Selain itu, Nabi Muhammad SAW juga mengajarkan kepada ummatnya untuk tidak berlebihan dalam beribadah kepada Allah dan sesuai dengan kadar kemampuannya. Dalam sebuah kisah, diceritakan bahwa Sahabat Ali bin Abi Thalib, Abu Bakar, Abdullah bin Mas’ud, Abu Zar, dll pernah berhimpun di rumah Usman bin Mazh’un Al-Jumahy. Mereka bermusyawarah untuk berpuasa siang hari, tidak tidur di kasur, tidak memakan daging dan lemak, tidak mendekati isteri, tidak memakai minyak wangi, akan memakai wool kasar, akan meninggalkan dunia, akan mengembara di muka bumi dan ada diantara mereka yang bercita-cita akan memotong kemaluannya. Musyawarah itu terdengar kepada Nabi Muhammad SAW. Nabi Muhammad SAW berkata: “Sesungguhnya aku tidak menyuruh yang demikian. Sesungguhnya ada hak kewajibanmu terhadap dirimu, maka puasalah kamu dan berbuka, bangunlah beribadat pada malam hari dan tidur, karena aku bangun beribadat pada malam hari dan tidur, aku berpuasa dan berbuka, aku makan daging dan lemak, aku datangi perempuan-perempuan. Barangsiapa tidak suka kepada sunnahku itu maka tidaklah dia termasuk sebagian dari umatku”.
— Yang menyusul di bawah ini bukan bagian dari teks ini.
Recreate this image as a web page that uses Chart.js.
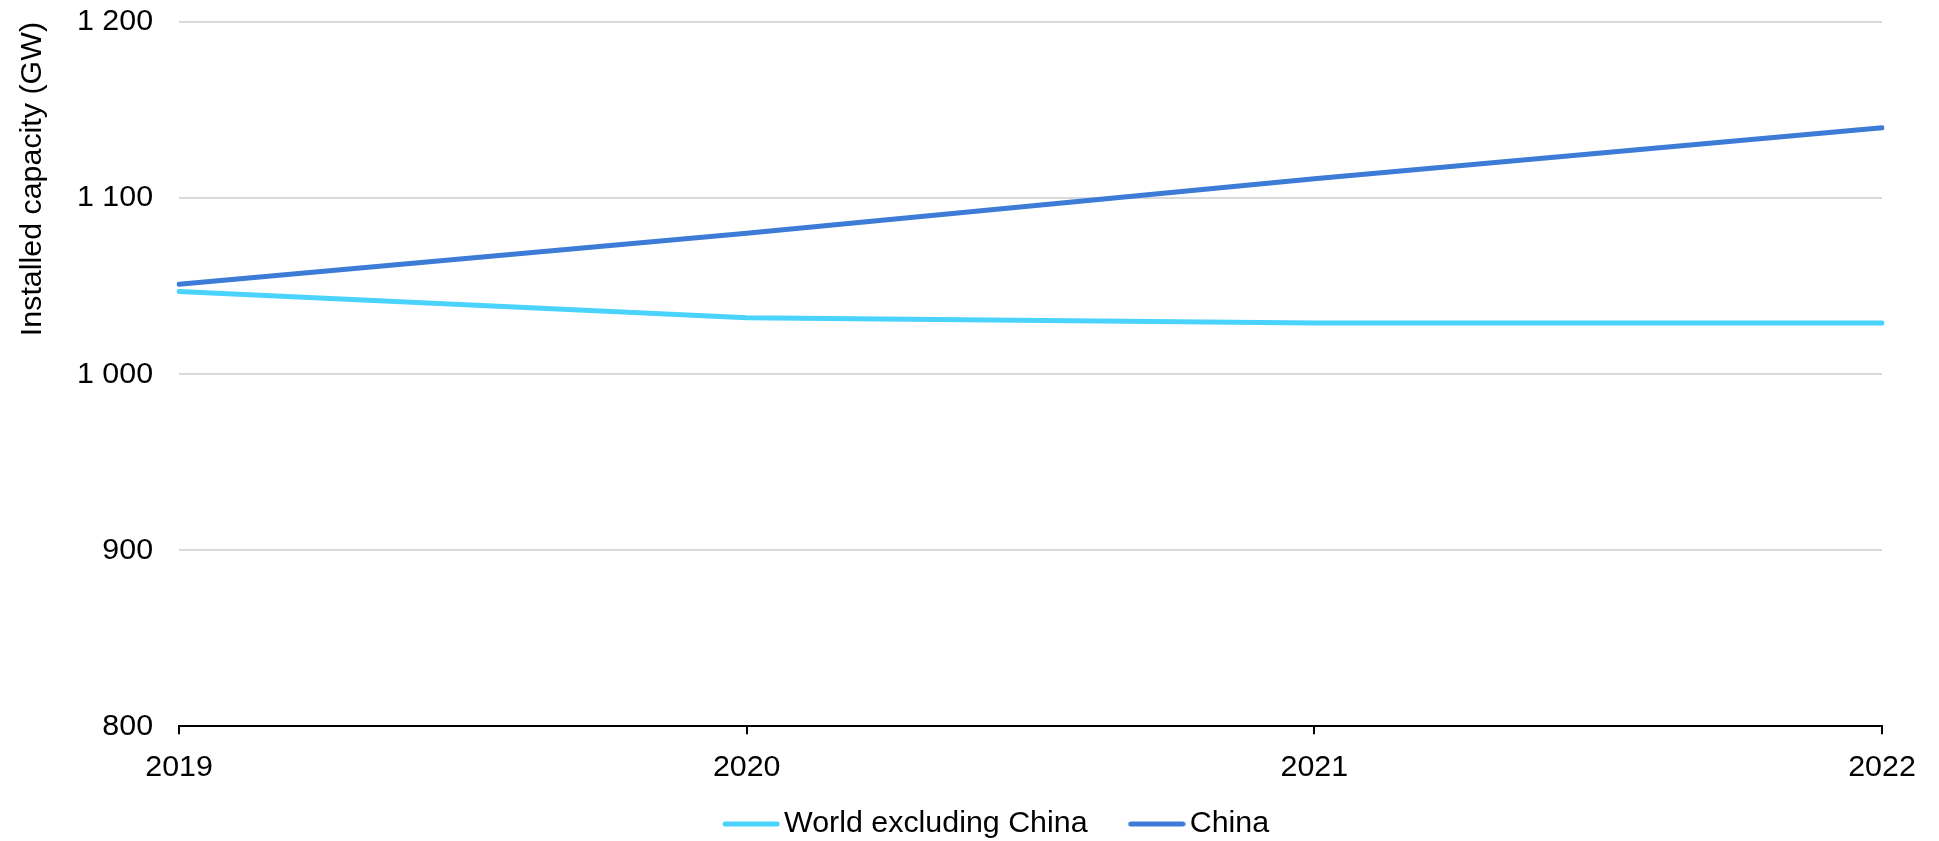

Dari pemaparan diatas, dapat disimpulkan bahwa terdapat beberapa pokok kehidupan kerohanian Nabi SAW yang patut untuk ditiru dalam segenap aspek kehidupan. Pokok kehidupan tasawuf Nabi tersebut yaitu dengan tidak tertarik terhadap urusan-urusan yang bersifat duniawi dan memandang nilai rohani lebih tinggi kedudukannya daripada duniawi atau yang disebut dengan Zuhud. Beliau menerapkan hidup sederhana dari segala segi kehidupan, baik dari segi pakaian, makanan, dll.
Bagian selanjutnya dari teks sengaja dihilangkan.